Press Release No.14/275
June 11, 2014
An IMF mission team led by Mr. John Nelmes visited Hanoi and Ho Chi Minh City during May 28-June 11 to conduct the 2014 Article IV consultation discussions with Vietnam. The mission met with Deputy Prime Minister Vu Van Ninh, Governor Nguyen Van Binh, and Vice Finance Minister Nguyen Huu Chi, as well as senior officials from the State Bank of Vietnam (SBV), the Ministry of Finance, the Ministry of Planning and Investment, private sector representatives, academics and development partners. Discussions focused on recent economic developments and the outlook, near-term macroeconomic policies, and reforms in the financial and state-owned enterprise (SOE) sectors.1
Recent achievements in macroeconomic stabilization are commendable. Real GDP growth is projected to rise to 5½ percent in 2014, underpinned by continued robust exports and foreign direct investment (FDI), while domestic activity has been subdued due to headwinds from weaker domestic demand, slow progress in implementing reforms to state owned enterprises (SOEs), and banking sector difficulties, which dampen the transmission of easier monetary conditions to credit growth. Headline inflation has eased to mid single digits, and is projected to remain there in 2014. With robust growth in exports, tourism and remittances, a continued external current account surplus is projected. Gross international reserves have increased notably in 2014, and a further rise is projected.

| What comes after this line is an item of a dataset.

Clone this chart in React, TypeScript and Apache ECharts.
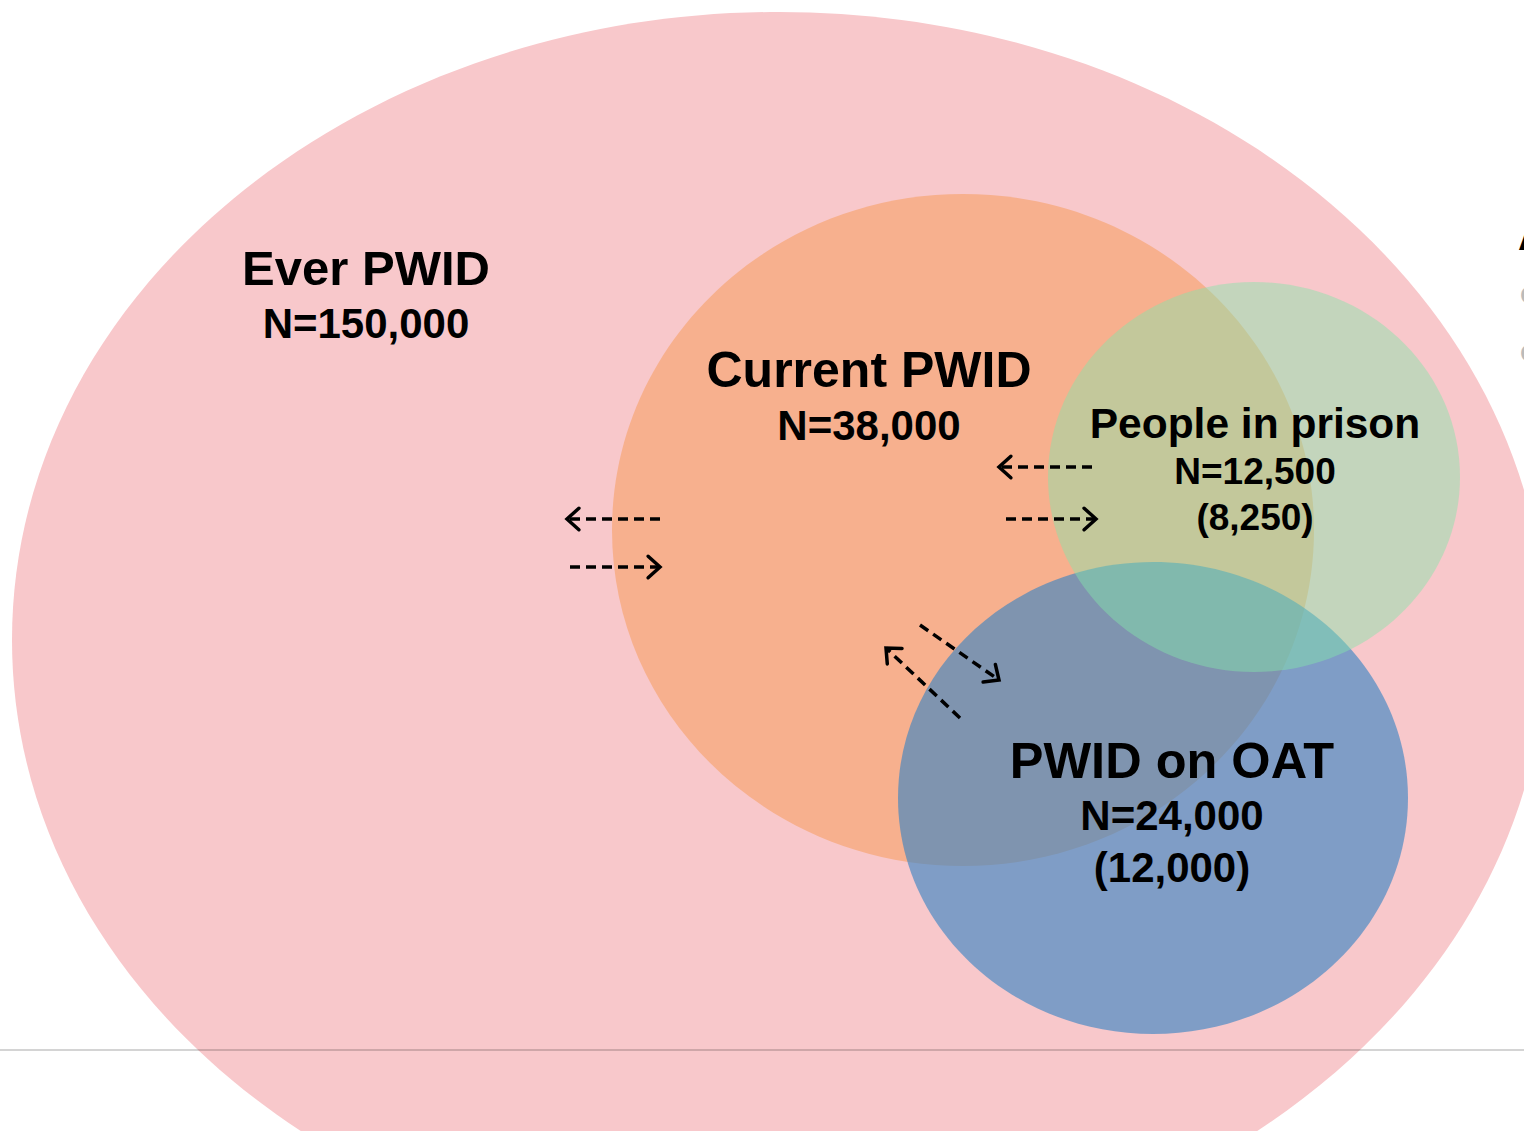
import React, { useEffect, useRef } from "react";
import * as echarts from "echarts";

// ---- data ----
const setNames: string[] = ["Ever PWID", "Current PWID", "People in prison", "PWID on OAT"];
const setSizes: number[] = [150000, 38000, 12500, 24000];
const subSizes: (number | null)[] = [null, null, 8250, 12000];

const fmt = (n: number) => n.toLocaleString("en-US");

const FONT = '"Liberation Sans", Arial, Helvetica, sans-serif';

function txt(text: string, x: number, y: number, size: number, z = 20, align = "center", fill = "#000") {
  return {
    type: "text",
    z,
    style: {
      text,
      x,
      y,
      fill,
      fontSize: size,
      fontWeight: "bold",
      fontFamily: FONT,
      textAlign: align,
      textVerticalAlign: "middle",
      align,
      verticalAlign: "middle",
    },
  };
}

function arrow(x1: number, y1: number, x2: number, y2: number) {
  const ang = Math.atan2(y2 - y1, x2 - x1);
  const L = 16;
  const spread = (42 * Math.PI) / 180;
  const a1 = ang + Math.PI - spread;
  const a2 = ang + Math.PI + spread;
  return [
    {
      type: "line",
      z: 30,
      shape: { x1, y1, x2, y2 },
      style: { stroke: "#000", lineWidth: 3.5, lineDash: [10, 6] },
    },
    {
      type: "polyline",
      z: 30,
      shape: {
        points: [
          [x2 + L * Math.cos(a1), y2 + L * Math.sin(a1)],
          [x2, y2],
          [x2 + L * Math.cos(a2), y2 + L * Math.sin(a2)],
        ],
      },
      style: { stroke: "#000", lineWidth: 3.5, fill: null, lineJoin: "miter", lineCap: "round" },
    },
  ];
}

export default function App() {
  const ref = useRef<HTMLDivElement>(null);
  useEffect(() => {
    if (!ref.current) return;
    const chart = echarts.init(ref.current, undefined, { renderer: "svg" });

    const ellipses = [
      { cx: 779, cy: 640, rx: 767, ry: 628, fill: "rgb(248,200,203)", z: 1 },
      { cx: 963, cy: 530, rx: 351, ry: 336, fill: "rgb(247,176,142)", z: 2 },
      { cx: 1153, cy: 798, rx: 255, ry: 236, fill: "rgba(53,131,195,0.62)", z: 3 },
      { cx: 1254, cy: 477, rx: 206, ry: 195, fill: "rgba(134,229,170,0.46)", z: 4 },
    ];

    const elements: any[] = ellipses.map((e) => ({
      type: "ellipse",
      z: e.z,
      shape: { cx: e.cx, cy: e.cy, rx: e.rx, ry: e.ry },
      style: { fill: e.fill },
    }));

    // Labels
    elements.push(txt(setNames[0], 366, 268, 49));
    elements.push(txt("N=" + fmt(setSizes[0]), 366, 323, 42));
    elements.push(txt(setNames[1], 869, 370, 50));
    elements.push(txt("N=" + fmt(setSizes[1]), 869, 425, 42));
    elements.push(txt(setNames[2], 1255, 423, 42.5));
    elements.push(txt("N=" + fmt(setSizes[2]), 1255, 471, 37));
    elements.push(txt("(" + fmt(subSizes[2] as number) + ")", 1255, 517, 37));
    elements.push(txt(setNames[3], 1172, 760, 50.5));
    elements.push(txt("N=" + fmt(setSizes[3]), 1172, 815, 42));
    elements.push(txt("(" + fmt(subSizes[3] as number) + ")", 1172, 867, 42));

    // clipped fragments at right edge (as in the reference)
    elements.push(txt("A", 1518, 236, 40, 20, "left"));
    elements.push(txt("c", 1520, 292, 30, 20, "left", "#bbb"));
    elements.push(txt("c", 1520, 350, 30, 20, "left", "#bbb"));

    // arrows
    elements.push(...arrow(660, 519, 567, 519));
    elements.push(...arrow(570, 567, 660, 567));
    elements.push(...arrow(1092, 467, 999, 467));
    elements.push(...arrow(1006, 519, 1096, 519));
    elements.push(...arrow(920, 625, 999, 680));
    elements.push(...arrow(960, 718, 886, 648));

    // horizontal rule
    elements.push({
      type: "line",
      z: 40,
      shape: { x1: 0, y1: 1050, x2: 1524, y2: 1050 },
      style: { stroke: "rgba(0,0,0,0.17)", lineWidth: 2 },
    });

    chart.setOption({
      animation: false,
      backgroundColor: "#fff",
      graphic: { elements },
    });

    return () => chart.dispose();
  }, []);

  return (
    <div
      ref={ref}
      style={{ position: "fixed", left: 0, top: 0, width: 1524, height: 1131 }}
    />
  );
}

While the near term outlook is favorable, risks exist, including from surges in global volatility, higher global interest rates, or a prolonging of recent geopolitical tensions, which require greater policy flexibility to maintain confidence and international reserve accumulation. Domestic risks may materialize from existing banking sector difficulties without a comprehensive reform package, particularly financial resources and legal reforms to accelerate bank restructuring and resolution of non-performing loans (NPL). Risks may also arise if SOE reform is slow. Public debt has risen noticeably to a level that needs increased attention. On the upside, early agreement on Trans Pacific Partnership negotiations and free trade agreements are opportunities that would provide preferential access to main export markets and spur market-based reforms.
The mission and the authorities discussed near term macroeconomic policies that would address risks and help to entrench recent stabilization gains. Improved liquidity management by the SBV has contributed to these achievements and the mission agreed that the current accommodative monetary policy stance is appropriate as long as inflation pressures remain muted. Over the medium term, moving gradually towards using inflation as a nominal anchor for monetary policy, along with greater exchange rate flexibility, would provide a useful framework for Vietnam to facilitate macroeconomic stability and inflation control while buffering external shocks.
Fiscal policy has been accommodative in recent years. The deficit increased last year, and a further increase is projected for 2014, with tax revenues continuing their downward trend as a share of GDP, and public debt on the rise. The mission recommended adopting a medium-term plan to reduce the deficit and public debt as a share of GDP. This should focus on broadening the revenue base, and reorienting spending towards high quality public investment, targeted social spending to extend recent commendable poverty reduction achievements and support inclusive growth, and for banking sector reform and NPL resolution costs.
Discussions also centered on structural reforms that would help return the economy to a higher sustainable growth trajectory over the medium term. The mission noted that scope exists to accelerate banking sector reform, with joint efforts among all state stakeholders, building on the SBV’s success in reducing systemic risk, improving liquidity, and developing restructuring plans for banks. Important steps include a thorough recognition of NPLs and an accelerated approach to their resolution, including through relevant legal reform a strengthening of operations at the Vietnam Asset Management Company, and increased capital buffers in banks. At the same time, steps to improve the legal framework for SOE operations, including enhanced financial disclosure are welcome. Speedier equitization and implementation of restructuring plans, bolstered by improved coordination among government agencies and an expanded scope of divestment, would lay the groundwork for improved efficiency and a more level playing field for private sector growth.
1 The conclusion of the Article IV Consultation is subject to the IMF Executive Board discussion.